Miami rookie players, I'm told, have been asked to pay for everything from dinners to grocery bills. According to the Dolphins player, several rookies were jokingly asked to make some mortgage and car payments, though it's unclear if either of these were actually made.
This is not a common thing.
ESPN.com reported that Martin was asked by Incognito to contribute $15,000 for a trip by a group of Dolphins veterans who were traveling to Las Vegas. The story said Martin contributed, even though he didn't go, because he feared if he did not contribute, there would be retribution from Incognito.
This is appearing to be less about physical bullying—though that still may be possible (remember the Prince Amukamara video from last year?)—and more about some Miami veterans who maybe haven't handled their own finances well and began intimidating younger players into emptying their wallets.
How could a 300-pound man get bullied into giving up his cash?

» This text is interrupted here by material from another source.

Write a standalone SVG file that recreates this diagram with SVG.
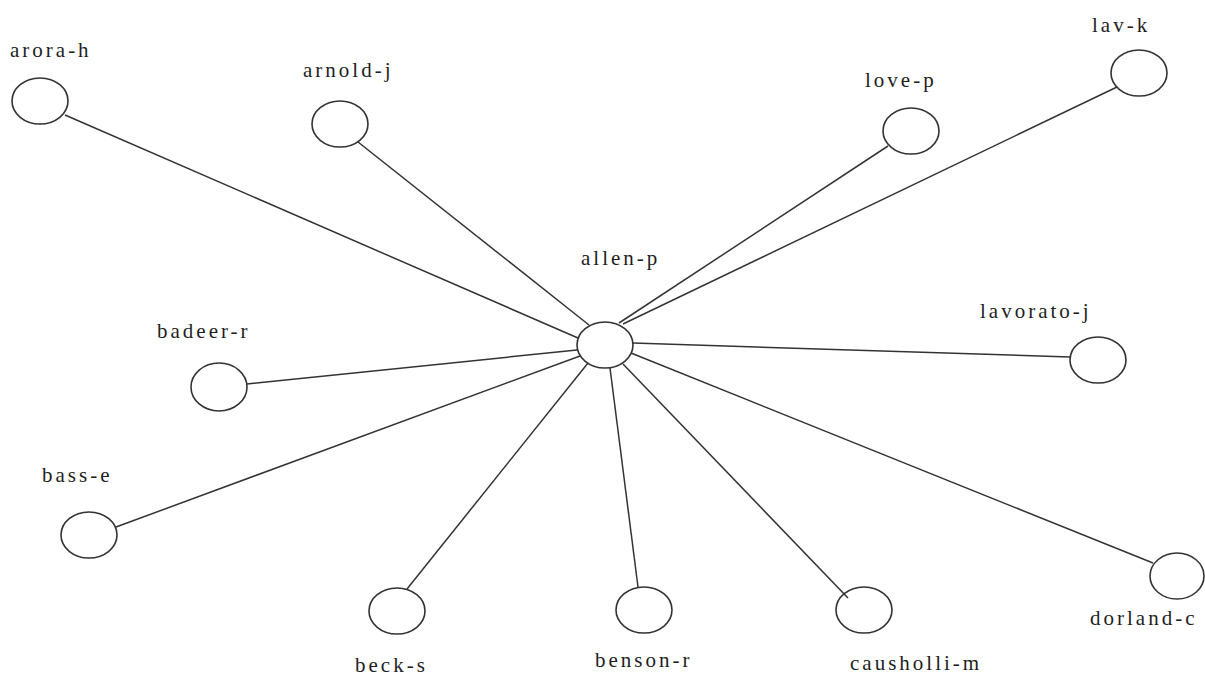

You have to understand how an NFL locker room works. It is the most intimidating environment in team sports. It doesn't matter if a college player was an All-American or Heisman winner. Or first pick in the draft. You start out at the bottom and veteran players carry immense weight.
And when there are five or six veterans at one position imposing their will on one man at the same position, it's nearly impossible to fight. That is where the rookies rely on the humanity of the veterans. That compassion may have been missing with the Dolphins.
Bullying has been an issue in the NFL for decades, and while it hasn't been eradicated, it has been reduced. Some remnants of it remain. Maybe in Miami.